On August 26, 1920, Secretary of State Bainbridge Colby certified the 19th amendment of the United States Constitution, which gave women the right to vote. Thanks to Congresswoman Bella S. Abzug, this landmark moment, and women’s continuous achievements and challenges on the path toward equality under the law are commemorated every August 26 on Women’s Equality Day.
As a graduate of Mount Holyoke College, a historic liberal arts college for women, I have a deep appreciation for women’s history. Therefore, it is with great enthusiasm that I share some background information on Women’s Equality Day and highlight resources from the Library of Congress collection related to the women’s suffrage movement.
In 1971, Congresswoman Abzug introduced H.J. Res 808 to designate August 26th as Women’s Equality Day. Although this joint resolution did not pass, in 1973 Congresswoman Abzug again introduced a bill for Women’s Equality Day. On August 16, 1973, the 93rd Congress passed H.J. Res. 52, which became Pub. L. 93-105. Every president since Richard Nixon has issued a proclamation designating August 26 as Women’s Equality Day. Nixon stated in his proclamation that he “firmly believed that women should not be denied equal protection of the laws of this Nation,” affirming his support for the Equal Rights Amendment to the Constitution. President Obama addressed the continued struggle of women to earn equal pay for equal work and the importance of women having access to affordable health care, and protections against domestic and sexual violence in his 2015 proclamation.
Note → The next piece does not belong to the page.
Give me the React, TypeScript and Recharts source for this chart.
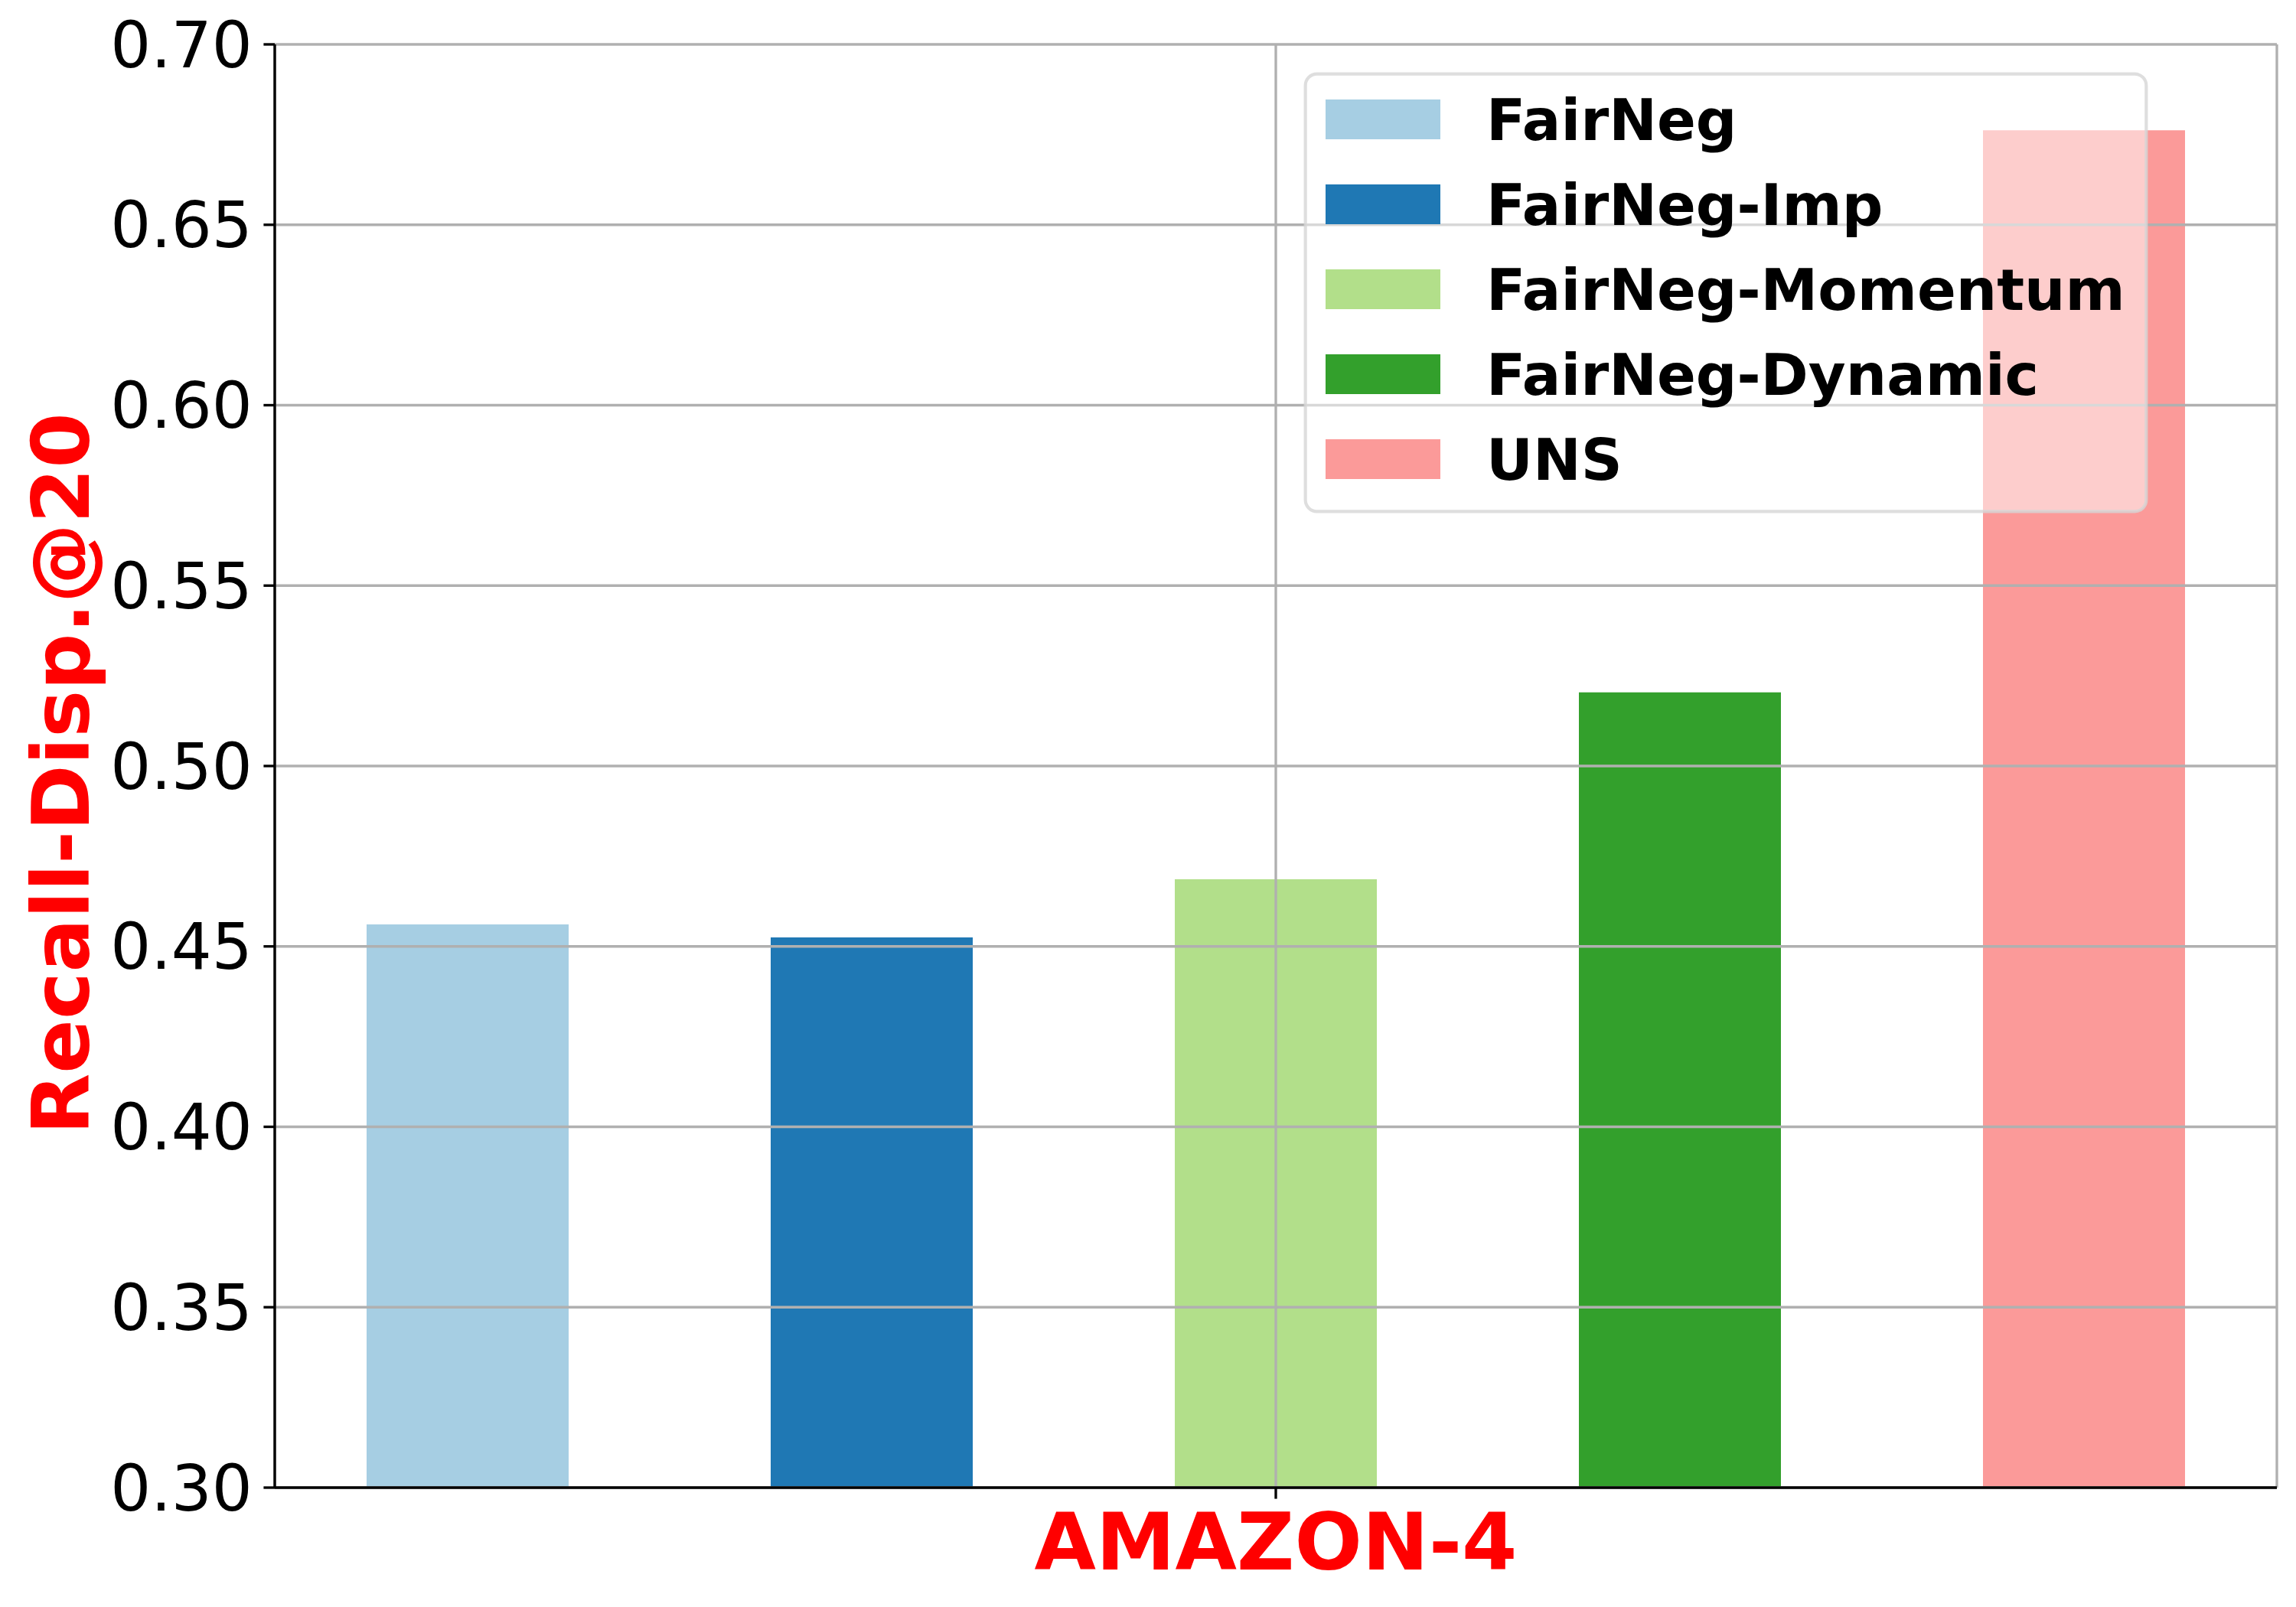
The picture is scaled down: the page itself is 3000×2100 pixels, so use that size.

The Law Library of Congress and the greater Library of Congress have some wonderful resources dedicated to women’s history and the women’s suffrage movement. For example, you can read about the history of women’s rights worldwide in the In Custodia Legis blog post, Women in History: Voting Rights and our Women’s History Month commemorative page, which links to the public laws and proclamations that designate March as Women’s History Month.
The Library of Congress also has fantastic images of the women who championed women’s voting rights in the collection, The Struggle for Women’s Suffrage. Additionally, the Library of Congress has over 500 images that document the work of the National Woman’s Party in the collection, Women of Protest: Photographs from the Records of the National Woman’s Party.
We invite you to view these resources today as we commemorate Women’s Equality Day!